> **Material provided**:
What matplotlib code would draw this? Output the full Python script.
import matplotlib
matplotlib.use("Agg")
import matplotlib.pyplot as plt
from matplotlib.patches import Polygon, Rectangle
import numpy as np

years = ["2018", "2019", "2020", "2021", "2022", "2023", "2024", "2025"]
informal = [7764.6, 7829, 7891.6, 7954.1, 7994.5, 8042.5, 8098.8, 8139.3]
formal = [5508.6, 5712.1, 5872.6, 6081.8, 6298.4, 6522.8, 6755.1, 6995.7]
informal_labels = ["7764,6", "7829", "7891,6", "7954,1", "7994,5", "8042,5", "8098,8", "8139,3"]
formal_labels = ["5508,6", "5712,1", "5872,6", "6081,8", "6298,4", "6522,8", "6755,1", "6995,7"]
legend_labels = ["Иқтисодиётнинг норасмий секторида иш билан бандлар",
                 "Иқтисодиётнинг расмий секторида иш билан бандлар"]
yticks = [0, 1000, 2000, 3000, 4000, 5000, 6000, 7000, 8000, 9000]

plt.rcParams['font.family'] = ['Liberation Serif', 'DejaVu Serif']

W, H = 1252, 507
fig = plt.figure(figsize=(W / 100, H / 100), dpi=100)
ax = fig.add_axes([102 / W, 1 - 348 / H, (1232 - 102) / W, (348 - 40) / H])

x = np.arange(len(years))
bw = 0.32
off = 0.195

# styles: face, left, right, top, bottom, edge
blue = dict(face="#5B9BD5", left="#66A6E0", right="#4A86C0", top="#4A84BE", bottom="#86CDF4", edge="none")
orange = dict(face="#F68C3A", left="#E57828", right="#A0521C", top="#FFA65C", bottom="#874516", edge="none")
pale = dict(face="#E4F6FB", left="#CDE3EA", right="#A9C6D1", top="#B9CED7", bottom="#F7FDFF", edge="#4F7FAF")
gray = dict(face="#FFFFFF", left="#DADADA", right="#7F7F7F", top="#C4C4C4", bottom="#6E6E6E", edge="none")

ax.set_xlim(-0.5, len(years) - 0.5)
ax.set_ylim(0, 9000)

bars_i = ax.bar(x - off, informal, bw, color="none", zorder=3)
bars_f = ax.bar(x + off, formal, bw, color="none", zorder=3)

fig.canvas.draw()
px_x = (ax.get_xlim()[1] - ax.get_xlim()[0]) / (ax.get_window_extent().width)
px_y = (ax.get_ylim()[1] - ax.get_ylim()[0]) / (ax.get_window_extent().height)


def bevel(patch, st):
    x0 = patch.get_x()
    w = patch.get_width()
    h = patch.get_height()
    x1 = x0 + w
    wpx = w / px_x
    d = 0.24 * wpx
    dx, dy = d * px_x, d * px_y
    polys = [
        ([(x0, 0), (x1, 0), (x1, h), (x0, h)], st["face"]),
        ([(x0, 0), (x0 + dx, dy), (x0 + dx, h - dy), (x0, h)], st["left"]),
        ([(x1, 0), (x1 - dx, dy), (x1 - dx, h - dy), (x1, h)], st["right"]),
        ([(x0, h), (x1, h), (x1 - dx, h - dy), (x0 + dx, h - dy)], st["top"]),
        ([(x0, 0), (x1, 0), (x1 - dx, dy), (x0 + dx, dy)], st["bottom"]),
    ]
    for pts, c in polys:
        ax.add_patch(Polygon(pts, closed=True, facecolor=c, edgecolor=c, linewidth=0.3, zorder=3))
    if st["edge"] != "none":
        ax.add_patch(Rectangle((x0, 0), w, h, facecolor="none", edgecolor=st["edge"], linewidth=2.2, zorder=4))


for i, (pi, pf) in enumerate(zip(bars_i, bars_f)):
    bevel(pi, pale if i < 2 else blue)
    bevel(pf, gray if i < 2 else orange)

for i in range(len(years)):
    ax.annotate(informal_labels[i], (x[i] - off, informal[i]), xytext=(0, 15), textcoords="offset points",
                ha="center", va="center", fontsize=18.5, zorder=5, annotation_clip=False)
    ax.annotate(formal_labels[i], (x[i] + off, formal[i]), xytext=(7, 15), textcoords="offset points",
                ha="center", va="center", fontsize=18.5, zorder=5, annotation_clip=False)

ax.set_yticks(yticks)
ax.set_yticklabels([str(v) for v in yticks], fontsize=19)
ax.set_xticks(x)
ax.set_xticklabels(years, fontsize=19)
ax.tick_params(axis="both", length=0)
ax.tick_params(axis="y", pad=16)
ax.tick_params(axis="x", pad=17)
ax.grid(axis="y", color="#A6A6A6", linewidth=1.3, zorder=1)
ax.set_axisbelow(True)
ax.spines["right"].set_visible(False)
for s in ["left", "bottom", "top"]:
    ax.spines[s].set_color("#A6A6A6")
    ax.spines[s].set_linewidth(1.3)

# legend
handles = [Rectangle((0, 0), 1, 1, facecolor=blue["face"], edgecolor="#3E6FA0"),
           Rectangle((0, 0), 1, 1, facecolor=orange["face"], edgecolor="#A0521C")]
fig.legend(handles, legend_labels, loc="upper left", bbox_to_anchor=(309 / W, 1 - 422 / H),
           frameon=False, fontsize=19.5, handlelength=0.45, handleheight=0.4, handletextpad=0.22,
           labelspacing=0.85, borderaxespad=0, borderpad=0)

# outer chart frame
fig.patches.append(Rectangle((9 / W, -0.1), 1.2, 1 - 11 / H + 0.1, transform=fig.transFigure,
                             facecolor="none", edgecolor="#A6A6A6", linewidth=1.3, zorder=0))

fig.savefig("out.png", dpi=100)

> **What the task requires**:
Write out all the lines again, exactly as they are.

> **Solution to this exercise**:
What matplotlib code would draw this? Output the full Python script.
import matplotlib
matplotlib.use("Agg")
import matplotlib.pyplot as plt
from matplotlib.patches import Polygon, Rectangle
import numpy as np

years = ["2018", "2019", "2020", "2021", "2022", "2023", "2024", "2025"]
informal = [7764.6, 7829, 7891.6, 7954.1, 7994.5, 8042.5, 8098.8, 8139.3]
formal = [5508.6, 5712.1, 5872.6, 6081.8, 6298.4, 6522.8, 6755.1, 6995.7]
informal_labels = ["7764,6", "7829", "7891,6", "7954,1", "7994,5", "8042,5", "8098,8", "8139,3"]
formal_labels = ["5508,6", "5712,1", "5872,6", "6081,8", "6298,4", "6522,8", "6755,1", "6995,7"]
legend_labels = ["Иқтисодиётнинг норасмий секторида иш билан бандлар",
                 "Иқтисодиётнинг расмий секторида иш билан бандлар"]
yticks = [0, 1000, 2000, 3000, 4000, 5000, 6000, 7000, 8000, 9000]

plt.rcParams['font.family'] = ['Liberation Serif', 'DejaVu Serif']

W, H = 1252, 507
fig = plt.figure(figsize=(W / 100, H / 100), dpi=100)
ax = fig.add_axes([102 / W, 1 - 348 / H, (1232 - 102) / W, (348 - 40) / H])

x = np.arange(len(years))
bw = 0.32
off = 0.195

# styles: face, left, right, top, bottom, edge
blue = dict(face="#5B9BD5", left="#66A6E0", right="#4A86C0", top="#4A84BE", bottom="#86CDF4", edge="none")
orange = dict(face="#F68C3A", left="#E57828", right="#A0521C", top="#FFA65C", bottom="#874516", edge="none")
pale = dict(face="#E4F6FB", left="#CDE3EA", right="#A9C6D1", top="#B9CED7", bottom="#F7FDFF", edge="#4F7FAF")
gray = dict(face="#FFFFFF", left="#DADADA", right="#7F7F7F", top="#C4C4C4", bottom="#6E6E6E", edge="none")

ax.set_xlim(-0.5, len(years) - 0.5)
ax.set_ylim(0, 9000)

bars_i = ax.bar(x - off, informal, bw, color="none", zorder=3)
bars_f = ax.bar(x + off, formal, bw, color="none", zorder=3)

fig.canvas.draw()
px_x = (ax.get_xlim()[1] - ax.get_xlim()[0]) / (ax.get_window_extent().width)
px_y = (ax.get_ylim()[1] - ax.get_ylim()[0]) / (ax.get_window_extent().height)


def bevel(patch, st):
    x0 = patch.get_x()
    w = patch.get_width()
    h = patch.get_height()
    x1 = x0 + w
    wpx = w / px_x
    d = 0.24 * wpx
    dx, dy = d * px_x, d * px_y
    polys = [
        ([(x0, 0), (x1, 0), (x1, h), (x0, h)], st["face"]),
        ([(x0, 0), (x0 + dx, dy), (x0 + dx, h - dy), (x0, h)], st["left"]),
        ([(x1, 0), (x1 - dx, dy), (x1 - dx, h - dy), (x1, h)], st["right"]),
        ([(x0, h), (x1, h), (x1 - dx, h - dy), (x0 + dx, h - dy)], st["top"]),
        ([(x0, 0), (x1, 0), (x1 - dx, dy), (x0 + dx, dy)], st["bottom"]),
    ]
    for pts, c in polys:
        ax.add_patch(Polygon(pts, closed=True, facecolor=c, edgecolor=c, linewidth=0.3, zorder=3))
    if st["edge"] != "none":
        ax.add_patch(Rectangle((x0, 0), w, h, facecolor="none", edgecolor=st["edge"], linewidth=2.2, zorder=4))


for i, (pi, pf) in enumerate(zip(bars_i, bars_f)):
    bevel(pi, pale if i < 2 else blue)
    bevel(pf, gray if i < 2 else orange)

for i in range(len(years)):
    ax.annotate(informal_labels[i], (x[i] - off, informal[i]), xytext=(0, 15), textcoords="offset points",
                ha="center", va="center", fontsize=18.5, zorder=5, annotation_clip=False)
    ax.annotate(formal_labels[i], (x[i] + off, formal[i]), xytext=(7, 15), textcoords="offset points",
                ha="center", va="center", fontsize=18.5, zorder=5, annotation_clip=False)

ax.set_yticks(yticks)
ax.set_yticklabels([str(v) for v in yticks], fontsize=19)
ax.set_xticks(x)
ax.set_xticklabels(years, fontsize=19)
ax.tick_params(axis="both", length=0)
ax.tick_params(axis="y", pad=16)
ax.tick_params(axis="x", pad=17)
ax.grid(axis="y", color="#A6A6A6", linewidth=1.3, zorder=1)
ax.set_axisbelow(True)
ax.spines["right"].set_visible(False)
for s in ["left", "bottom", "top"]:
    ax.spines[s].set_color("#A6A6A6")
    ax.spines[s].set_linewidth(1.3)

# legend
handles = [Rectangle((0, 0), 1, 1, facecolor=blue["face"], edgecolor="#3E6FA0"),
           Rectangle((0, 0), 1, 1, facecolor=orange["face"], edgecolor="#A0521C")]
fig.legend(handles, legend_labels, loc="upper left", bbox_to_anchor=(309 / W, 1 - 422 / H),
           frameon=False, fontsize=19.5, handlelength=0.45, handleheight=0.4, handletextpad=0.22,
           labelspacing=0.85, borderaxespad=0, borderpad=0)

# outer chart frame
fig.patches.append(Rectangle((9 / W, -0.1), 1.2, 1 - 11 / H + 0.1, transform=fig.transFigure,
                             facecolor="none", edgecolor="#A6A6A6", linewidth=1.3, zorder=0))

fig.savefig("out.png", dpi=100)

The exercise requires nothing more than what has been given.